Nursing Students Reaching Out Globally and Making a Difference

Nursing Students Reaching Out Globally and Making a Difference

During Spring Break 2018, graduate nursing students from Wagner College travelled to Cap-Haïtien airport where they would begin a six-day mission to provide health care to the men, women, and children of Haiti. Our NP students acquire 50 community hours toward the required practicum hours for their service.

Haiti, a beautiful country with white beaches and clear blue water, is approximately one-third of this tropical island, which it shares with the Dominican Republic. The name actually means “high land,” as much of the island is covered with mountains. The official language is French with most people speaking a dialect known as Creole.

“For Haiti With Love” is located in the northern area of Haiti called Cap-Haïtien. Our team of volunteers brought a large amount of medicine and supplies, as our NP students would be treating as many as 50 people per day during the first days in the clinic. Although exhausted, there were no complaints, as this was a gift to the Haitian people given from the heart.
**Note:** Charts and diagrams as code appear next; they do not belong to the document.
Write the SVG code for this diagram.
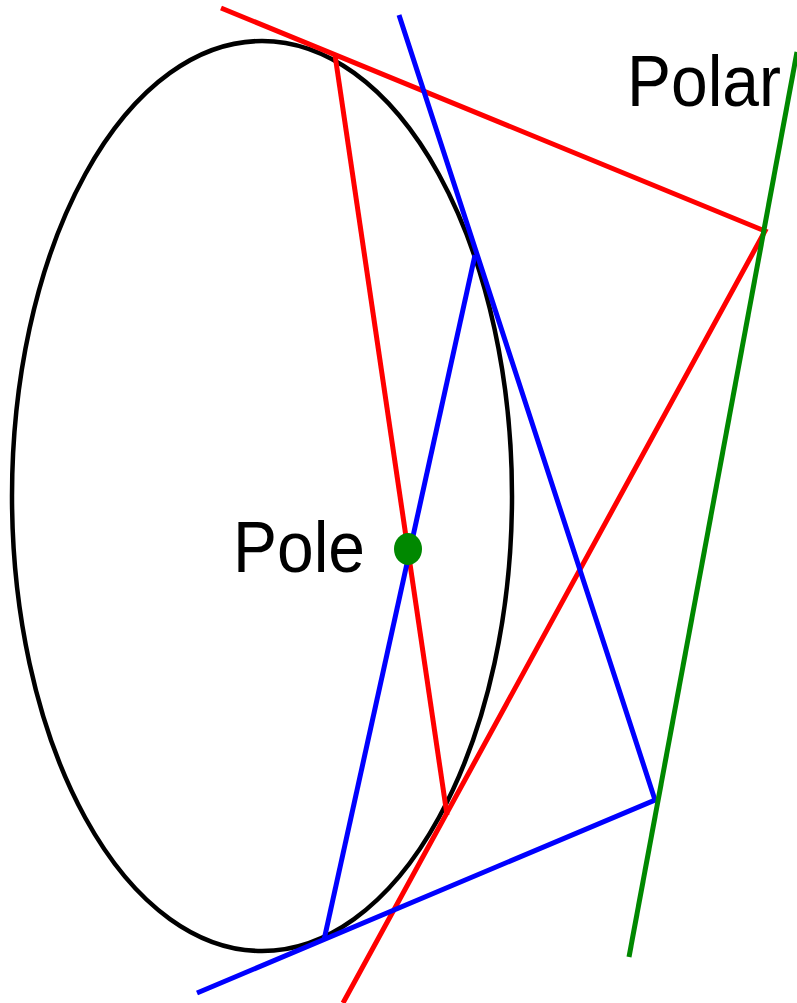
<svg xmlns="http://www.w3.org/2000/svg" width="797" height="1003" viewBox="0 0 797 1003">
<style>
.red{stroke:#ff0000;stroke-width:5;fill:none}
.blue{stroke:#0000ff;stroke-width:5;fill:none}
.green{stroke:#008800;stroke-width:5;fill:none}
.lbl{font-family:"Liberation Sans",Arial,sans-serif;font-size:72px;fill:#000}
</style>
<rect width="797" height="1003" fill="#fff"/>
<g id="conic">
<ellipse cx="262" cy="496" rx="250" ry="455" fill="none" stroke="#000" stroke-width="4.5"/>
</g>
<g id="connectors">
<polyline class="red" points="221,8 765,231 343,1003"/>
<line class="red" x1="335" y1="55" x2="447" y2="815"/>
<polyline class="blue" points="399,15 655,800 197,993"/>
<line class="blue" x1="475" y1="255" x2="324" y2="940"/>
<line class="green" x1="797" y1="52" x2="629" y2="957"/>
</g>
<g id="pole">
<ellipse cx="408" cy="549" rx="14" ry="16" fill="#008800"/>
<text class="lbl" x="233" y="572" textLength="132" lengthAdjust="spacingAndGlyphs">Pole</text>
</g>
<g id="polar">
<text class="lbl" x="627" y="106" textLength="154" lengthAdjust="spacingAndGlyphs">Polar</text>
</g>
</svg>
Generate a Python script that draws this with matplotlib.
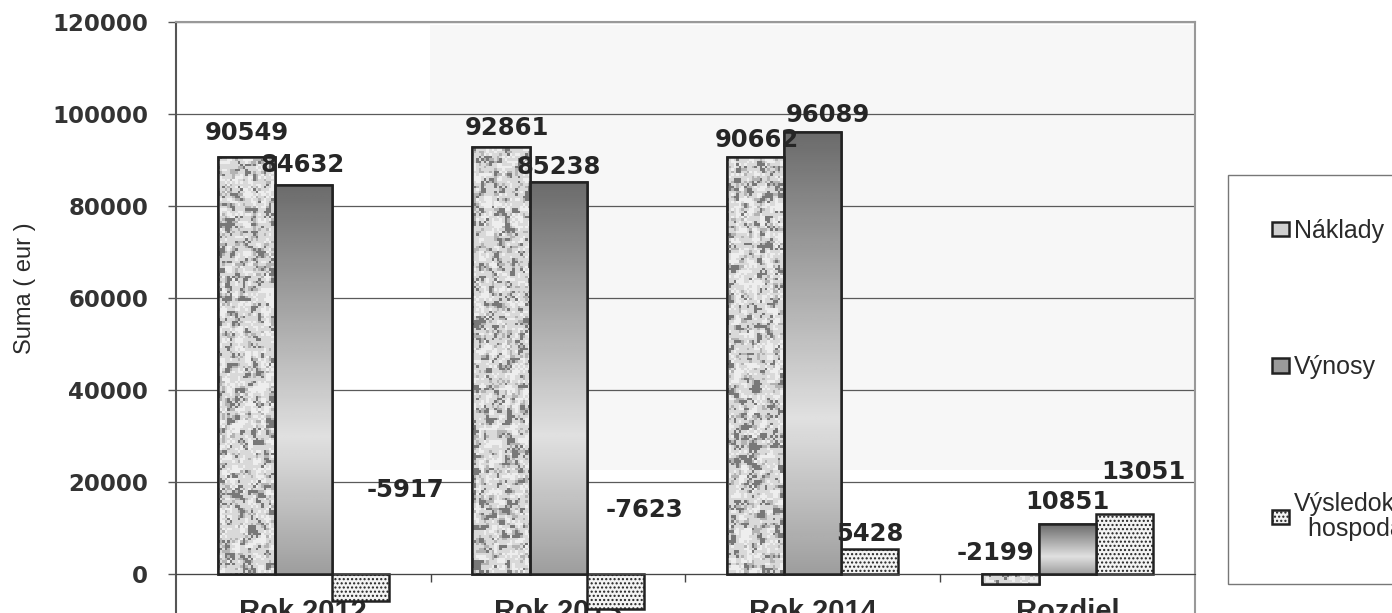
import numpy as np
import matplotlib
matplotlib.use("Agg")
import matplotlib.pyplot as plt
from matplotlib.patches import Rectangle

# data
categories = ["Rok 2012", "Rok 2013", "Rok 2014", "Rozdiel"]
naklady = [90549, 92861, 90662, -2199]
vynosy = [84632, 85238, 96089, 10851]
vysledok = [-5917, -7623, 5428, 13051]
series_names = ["Náklady", "Výnosy", "Výsledok\n  hospodárenia"]
yticks = [0, 20000, 40000, 60000, 80000, 100000, 120000]

# label offsets in pixels (dx, dy) from top of each bar
lab_off = [
    [(1, 24), (6, 19), (1, 17), (-15, 21)],
    [(-1, 20), (1, 15), (15, 17), (0, 22)],
    [(45, 84), (29, 64), (0, 15), (19, 42)],
]

fig = plt.figure(figsize=(13.92, 6.13), dpi=100)
ax = fig.add_axes([0.1264, -0.0114, 0.732, 0.9755])
ax.set_xlim(-0.5, 3.5)
ax.set_ylim(-10000, 120000)

# faint scan tint
ax.add_patch(Rectangle((0.249, 0.25), 0.751, 0.745, transform=ax.transAxes,
                       facecolor="#f7f7f7", edgecolor="none", zorder=0))

x = np.arange(len(categories))
w = 0.224
ec = "#222222"

b1 = ax.bar(x - w, naklady, w, color="#cfcfcf", edgecolor=ec, linewidth=1.8, zorder=2)
b2 = ax.bar(x, vynosy, w, color="#9a9a9a", edgecolor=ec, linewidth=1.8, zorder=2)
b3 = ax.bar(x + w, vysledok, w, color="#f3f3f3", edgecolor=ec, linewidth=1.8,
            hatch="....", zorder=2)

# granite texture for naklady
h, wd = 240, 400
i, j = np.mgrid[0:h, 0:wd]
v = np.sin(i * 12.9898 + j * 78.233) * 43758.5453
n = v - np.floor(v)
n = (n + np.roll(n, 1, 0) + np.roll(n, 1, 1) + np.roll(n, -1, 0) + np.roll(n, -1, 1)) / 5
tex = np.full(n.shape, 0.85)
tex[n < 0.43] = 0.70
tex[n < 0.37] = 0.47
tex[n > 0.6] = 0.93
x0, x1 = ax.get_xlim()
y0, y1 = ax.get_ylim()
for p in b1:
    im = ax.imshow(tex, cmap="gray", vmin=0, vmax=1, extent=(x0, x1, y0, y1),
                   aspect="auto", interpolation="nearest", zorder=2.5)
    im.set_clip_path(p)

# gradient for vynosy
t = np.linspace(0, 1, 200)
grad = np.interp(t, [0, 0.65, 1], [0.42, 0.88, 0.62])[:, None]
for p in b2:
    bx, by = p.get_x(), p.get_y()
    bw, bh = p.get_width(), p.get_height()
    im = ax.imshow(grad, cmap="gray", vmin=0, vmax=1,
                   extent=(bx, bx + bw, by, by + bh), aspect="auto",
                   interpolation="bilinear", zorder=2.5)
    im.set_clip_path(p)

ax.set_xlim(x0, x1)
ax.set_ylim(y0, y1)

# outlines on top
for vals, dx in [(naklady, -w), (vynosy, 0)]:
    ax.bar(x + dx, vals, w, fill=False, edgecolor=ec, linewidth=1.8, zorder=3)

# value labels
for k, vals in enumerate([naklady, vynosy, vysledok]):
    for c, val in enumerate(vals):
        xc = x[c] + (k - 1) * w
        ax.annotate(str(val), (xc, max(val, 0)), xytext=lab_off[k][c],
                    textcoords="offset pixels", ha="center", va="center",
                    fontsize=17.5, fontweight="bold", color="#262626",
                    family="DejaVu Sans", zorder=5)

# grid and spines
ax.set_yticks(yticks)
ax.set_yticklabels([str(t) for t in yticks])
ax.yaxis.grid(True, color="#5a5a5a", linewidth=0.9)
ax.set_axisbelow(True)
ax.tick_params(axis="y", direction="out", length=6, width=1, color="#555555",
               pad=14, labelsize=16.5, labelcolor="#333333")
for lab in ax.get_yticklabels():
    lab.set_fontweight("bold")
    lab.set_family("DejaVu Sans")

ax.spines["bottom"].set_position(("data", 0))
ax.spines["bottom"].set_color("#444444")
ax.spines["left"].set_color("#555555")
ax.spines["left"].set_linewidth(1.5)
ax.spines["top"].set_color("#999999")
ax.spines["top"].set_linewidth(1.5)
ax.spines["right"].set_color("#999999")
ax.spines["right"].set_linewidth(1.5)

ax.set_xticks(x)
ax.set_xticklabels(categories)
ax.set_xticks([0.5, 1.5, 2.5], minor=True)
ax.tick_params(axis="x", which="major", length=0, pad=17, labelsize=21,
               labelcolor="#2a2a2a")
ax.tick_params(axis="x", which="minor", length=6, width=1, color="#444444")
for lab in ax.get_xticklabels():
    lab.set_fontweight("bold")
    lab.set_family(["Liberation Sans", "DejaVu Sans"])

fig.text(25 / 1392, 1 - 288 / 613, "Suma ( eur )", rotation=90, ha="center",
         va="center", fontsize=17, color="#2a2a2a",
         family=["Liberation Sans Narrow", "Liberation Sans", "DejaVu Sans"])

leg = fig.legend([b1, b2, b3], series_names, loc="upper left",
                 bbox_to_anchor=(1228 / 1392, 1 - 175 / 613), borderaxespad=0,
                 frameon=True, fancybox=False, edgecolor="#555555",
                 prop={"family": ["Liberation Sans", "DejaVu Sans"], "size": 18},
                 handlelength=0.68, handleheight=0.52, handletextpad=0.2,
                 labelspacing=4.5, borderpad=1.75)
leg.get_frame().set_linewidth(1.0)
for txt in leg.get_texts():
    txt.set_color("#2a2a2a")
    txt.set_linespacing(1.05)

fig.savefig("out.png", dpi=100)
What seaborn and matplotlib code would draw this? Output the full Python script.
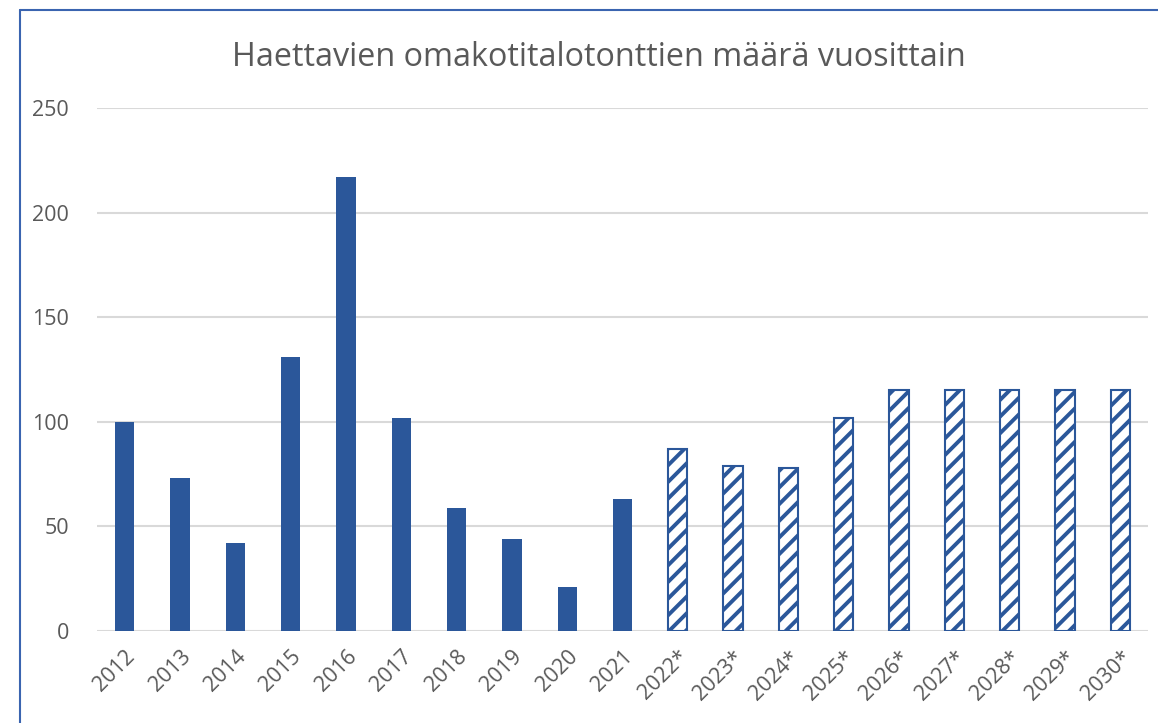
import matplotlib
matplotlib.use("Agg")
import matplotlib.pyplot as plt
from matplotlib.lines import Line2D
import pandas as pd
import seaborn as sns

# === Data ===
years = ["2012", "2013", "2014", "2015", "2016", "2017", "2018", "2019", "2020", "2021",
         "2022*", "2023*", "2024*", "2025*", "2026*", "2027*", "2028*", "2029*", "2030*"]
plots = [100, 73, 42, 131, 217, 102, 59, 44, 21, 63,
         87, 79, 78, 102, 115, 115, 115, 115, 115]
forecast = [False] * 10 + [True] * 9
y_ticks = [0, 50, 100, 150, 200, 250]
title = "Haettavien omakotitalotonttien määrä vuosittain"

BLUE = "#2B579A"
GREY_TEXT = "#595959"
GRID = "#D9D9D9"

df = pd.DataFrame({"vuosi": years, "tontit": plots, "ennuste": forecast})

sns.set_theme(style="white")
plt.rcParams["font.family"] = ["Open Sans", "DejaVu Sans"]
plt.rcParams["hatch.linewidth"] = 2.8

fig = plt.figure(figsize=(11.58, 7.23), dpi=100)
ax = fig.add_axes([97 / 1158, 1 - 631 / 723, (1148 - 97) / 1158, (631 - 108) / 723])

sns.barplot(data=df, x="vuosi", y="tontit", color=BLUE, width=0.35,
            saturation=1, ax=ax, zorder=3)

# === Forecast bars: hatched ===
for bar, is_fc in zip(ax.patches, df["ennuste"]):
    bar.set_linewidth(0)
    if is_fc:
        bar.set_facecolor("white")
        bar.set_edgecolor(BLUE)
        bar.set_hatch("//")
        bar.set_linewidth(1.5)

ax.set_ylim(0, 250)
ax.set_yticks(y_ticks)
ax.set_xlim(-0.5, len(years) - 0.5)
ax.yaxis.grid(True, color=GRID, linewidth=1.5, zorder=0)
ax.set_axisbelow(True)
sns.despine(ax=ax, left=True, bottom=True)
ax.set_xlabel("")
ax.set_ylabel("")
ax.tick_params(axis="y", length=0, pad=20, labelsize=15.5, labelcolor=GREY_TEXT)
ax.tick_params(axis="x", length=0, pad=11, labelsize=15.5, labelcolor=GREY_TEXT)
for lbl in ax.get_xticklabels():
    lbl.set_rotation(45)
    lbl.set_ha("right")
    lbl.set_rotation_mode("anchor")

fig.text(599 / 1158, 1 - 58 / 723, title, ha="center", va="center",
         fontsize=23.3, color=GREY_TEXT)

# === Chart frame (left and top edges visible) ===
frame_col = "#3A64B0"
fig.add_artist(Line2D([20 / 1158, 20 / 1158], [0, 1 - 10 / 723],
                      transform=fig.transFigure, color=frame_col, linewidth=1.5))
fig.add_artist(Line2D([20 / 1158, 1], [1 - 10 / 723, 1 - 10 / 723],
                      transform=fig.transFigure, color=frame_col, linewidth=1.5))

fig.savefig("out.png", dpi=100)
plt.close(fig)
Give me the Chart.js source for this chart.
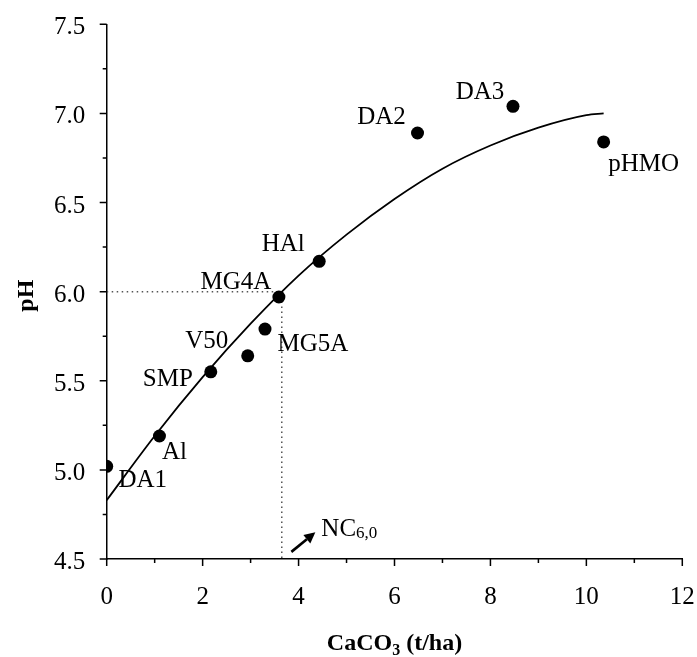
<!DOCTYPE html>
<html><head><meta charset="utf-8">
<script src="https://cdn.jsdelivr.net/npm/chart.js@4"></script>
<style>html,body{margin:0;padding:0;background:#fff}#wrap{width:697px;height:657px;position:relative}</style>
</head><body><div id="wrap"><canvas id="c" width="697" height="657"></canvas></div>
<script>
// ---- data ----
const sampleNames = ['DA1','Al','SMP','V50','MG5A','MG4A','HAl','DA2','DA3','pHMO'];
const limeRate = [0, 1.10, 2.17, 2.94, 3.30, 3.59, 4.43, 6.48, 8.47, 10.36];
const soilPH  = [5.02, 5.19, 5.55, 5.64, 5.79, 5.97, 6.17, 6.89, 7.04, 6.84];
const curveX = [0, 1, 2, 3, 4, 5, 6, 7, 8, 9, 10, 10.36];
const curveY = [4.83, 5.19, 5.52, 5.82, 6.09, 6.32, 6.52, 6.69, 6.82, 6.92, 6.99, 7.00];
const refX = [0, 3.65, 3.65];
const refY = [6.0, 6.0, 4.5];
const xTicksMajor = [0, 2, 4, 6, 8, 10, 12];
const xTicksMinor = [1, 3, 5, 7, 9, 11];
const yTicksMajor = [4.5, 5.0, 5.5, 6.0, 6.5, 7.0, 7.5];
const yTicksMinor = [4.75, 5.25, 5.75, 6.25, 6.75, 7.25];
const arrowFrom = [3.85, 4.54];
const arrowTo = [4.35, 4.65];
const ncText = ['NC', '6,0'];
const xTitle = ['CaCO', '3', ' (t/ha)'];
const yTitle = 'pH';

// ---- label placement (pixel offsets from each point: centre x, baseline y) ----
const labelOffsets = [[36,21],[15,23],[-43,14],[-41,-8],[48,22],[-43,-8],[-36,-10],[-36,-9],[-33,-7],[40,29]];

const SERIF = '"Liberation Serif","Times New Roman",serif';

const extras = {
  id: 'extras',
  afterDraw(chart) {
    const ctx = chart.ctx;
    const xs = chart.scales.x, ys = chart.scales.y;
    const ax = xs.getPixelForValue(0), ay = ys.getPixelForValue(4.5);
    ctx.save();
    ctx.strokeStyle = '#000';
    ctx.lineWidth = 1.5;
    // ticks
    ctx.beginPath();
    xTicksMajor.forEach(v => { const p = xs.getPixelForValue(v); ctx.moveTo(p, ay); ctx.lineTo(p, ay + 7); });
    xTicksMinor.forEach(v => { const p = xs.getPixelForValue(v); ctx.moveTo(p, ay); ctx.lineTo(p, ay + 4); });
    yTicksMajor.forEach(v => { const p = ys.getPixelForValue(v); ctx.moveTo(ax, p); ctx.lineTo(ax - 7, p); });
    yTicksMinor.forEach(v => { const p = ys.getPixelForValue(v); ctx.moveTo(ax, p); ctx.lineTo(ax - 4, p); });
    ctx.stroke();

    // tick labels
    ctx.fillStyle = '#000';
    ctx.font = '25px ' + SERIF;
    ctx.textBaseline = 'alphabetic';
    ctx.textAlign = 'center';
    xTicksMajor.forEach(v => ctx.fillText(String(v), xs.getPixelForValue(v), ay + 45));
    ctx.textAlign = 'right';
    yTicksMajor.forEach(v => ctx.fillText(v.toFixed(1), ax - 21.5, ys.getPixelForValue(v) + 10));

    // point labels
    ctx.textAlign = 'center';
    sampleNames.forEach((n, i) => {
      const px = xs.getPixelForValue(limeRate[i]);
      const py = ys.getPixelForValue(soilPH[i]);
      ctx.fillText(n, px + labelOffsets[i][0], py + labelOffsets[i][1]);
    });

    // arrow
    const x1 = xs.getPixelForValue(arrowFrom[0]), y1 = ys.getPixelForValue(arrowFrom[1]);
    const x2 = xs.getPixelForValue(arrowTo[0]), y2 = ys.getPixelForValue(arrowTo[1]);
    const ang = Math.atan2(y2 - y1, x2 - x1);
    const hl = 11, hw = 5.5;
    const bx = x2 - hl * Math.cos(ang), by = y2 - hl * Math.sin(ang);
    ctx.lineWidth = 2.6;
    ctx.beginPath(); ctx.moveTo(x1, y1); ctx.lineTo(bx, by); ctx.stroke();
    ctx.beginPath();
    ctx.moveTo(x2, y2);
    ctx.lineTo(bx + hw * Math.sin(ang), by - hw * Math.cos(ang));
    ctx.lineTo(bx - hw * Math.sin(ang), by + hw * Math.cos(ang));
    ctx.closePath(); ctx.fill();

    // NC label
    ctx.textAlign = 'left';
    ctx.font = '25px ' + SERIF;
    const ncx = x2 + 6, ncy = y2 + 4;
    ctx.fillText(ncText[0], ncx, ncy);
    const w1 = ctx.measureText(ncText[0]).width;
    ctx.font = '17px ' + SERIF;
    ctx.fillText(ncText[1], ncx + w1, ncy + 2);

    // x title
    ctx.font = 'bold 24px ' + SERIF;
    const wA = ctx.measureText(xTitle[0]).width;
    ctx.font = 'bold 16px ' + SERIF;
    const wB = ctx.measureText(xTitle[1]).width;
    ctx.font = 'bold 24px ' + SERIF;
    const wC = ctx.measureText(xTitle[2]).width;
    const cx = (chart.chartArea.left + chart.chartArea.right) / 2;
    let tx = cx - (wA + wB + wC) / 2;
    const tb = 650;
    ctx.fillText(xTitle[0], tx, tb);
    ctx.font = 'bold 16px ' + SERIF;
    ctx.fillText(xTitle[1], tx + wA, tb + 5);
    ctx.font = 'bold 24px ' + SERIF;
    ctx.fillText(xTitle[2], tx + wA + wB, tb);

    // y title
    ctx.save();
    ctx.translate(33, (chart.chartArea.top + chart.chartArea.bottom) / 2 + 4);
    ctx.rotate(-Math.PI / 2);
    ctx.textAlign = 'center';
    ctx.font = 'bold 24px ' + SERIF;
    ctx.fillText(yTitle, 0, 0);
    ctx.restore();
    ctx.restore();
  }
};

new Chart(document.getElementById('c'), {
  type: 'scatter',
  data: {
    datasets: [
      { data: refX.map((x, i) => ({ x, y: refY[i] })), showLine: true, borderColor: '#555', borderWidth: 1.5,
        borderDash: [1.5, 3.5], pointRadius: 0, fill: false, order: 3 },
      { data: curveX.map((x, i) => ({ x, y: curveY[i] })), showLine: true, borderColor: '#000', borderWidth: 1.8,
        pointRadius: 0, cubicInterpolationMode: 'monotone', fill: false, order: 2 },
      { data: limeRate.map((x, i) => ({ x, y: soilPH[i] })), showLine: false, pointRadius: 6.5,
        pointBackgroundColor: '#000', pointBorderColor: '#000', pointBorderWidth: 0, order: 1 }
    ]
  },
  options: {
    responsive: false, animation: false, devicePixelRatio: 1,
    layout: { padding: { left: 0, right: 14.7, top: 24.3, bottom: 0 } },
    plugins: { legend: { display: false }, tooltip: { enabled: false } },
    scales: {
      x: { type: 'linear', min: 0, max: 12,
        ticks: { display: false, stepSize: 2 },
        grid: { display: false, drawTicks: false },
        border: { display: true, color: '#000', width: 1.5 },
        afterFit(s) { s.height = 98; s.paddingLeft = 0; s.paddingRight = 0; } },
      y: { type: 'linear', min: 4.5, max: 7.5,
        ticks: { display: false, stepSize: 0.5 },
        grid: { display: false, drawTicks: false },
        border: { display: true, color: '#000', width: 1.5 },
        afterFit(s) { s.width = 106.7; s.paddingTop = 0; s.paddingBottom = 0; } }
    }
  },
  plugins: [extras]
});
</script></body></html>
Interactions with the local people gave the student nurses a great sense of satisfaction and exposure to a new and interesting culture. The group was well received with genuine acceptance and welcoming love. Riding on the back of a pick-up truck and eating fried goat were some of the unique aspects of the culture that contributed to this bonding experience.

Upon arrival, poverty and issues with waste management were noted with trash being seen along the road and in the water. Another major issue was widespread unemployment. It was also noted that there was no access to running water or electricity inside their homes.

Although the nursing students were anxious initially, the people made the volunteers feel comfortable and safe. The group was warmly embraced and received three home cooked meals per day and were treated like family.

Children were well dressed and smiling. Although underprivileged on many levels, education was extremely valued among the Haitian people.

The volunteer work at the clinic involved a lot of wound care, such as venous stasis ulcer care. Although volunteers were working in the burn clinic, no one was turned away if they had other health issues that needed to be addressed. Many children received burn injuries from spilling hot water upon themselves. Education related to prevention of burn injuries was badly needed. Most of these children went directly to school after having a debridement and dressing change with little pain management. Privacy was another concern since many patients were treated in one room at the same time.

The volunteers used their clinical skills in a place outside of their comfort zone. Knowing that most of their patients would return to very poor living conditions was difficult for the volunteers. Many reported that this changed their perceptions and their lives. It helped them appreciate their own good fortune, the value of good health, and accessibility to health care. Similarly, the people of Haiti were filled with love, trust, and appreciation for everything the volunteers were able to provide.

Upon the return of the volunteers to campus, they were given the opportunity to present their experiences to other graduate nursing students in their Health Policy, Organization, and Finance class. A lively discussion and exchange recapped the entire experience for our volunteers and left our other students in awe.

Making a difference in the lives of those who may not have the means necessary to help themselves was a good feeling. Most volunteers said they would do it all again if given the opportunity because it was an experience of a lifetime.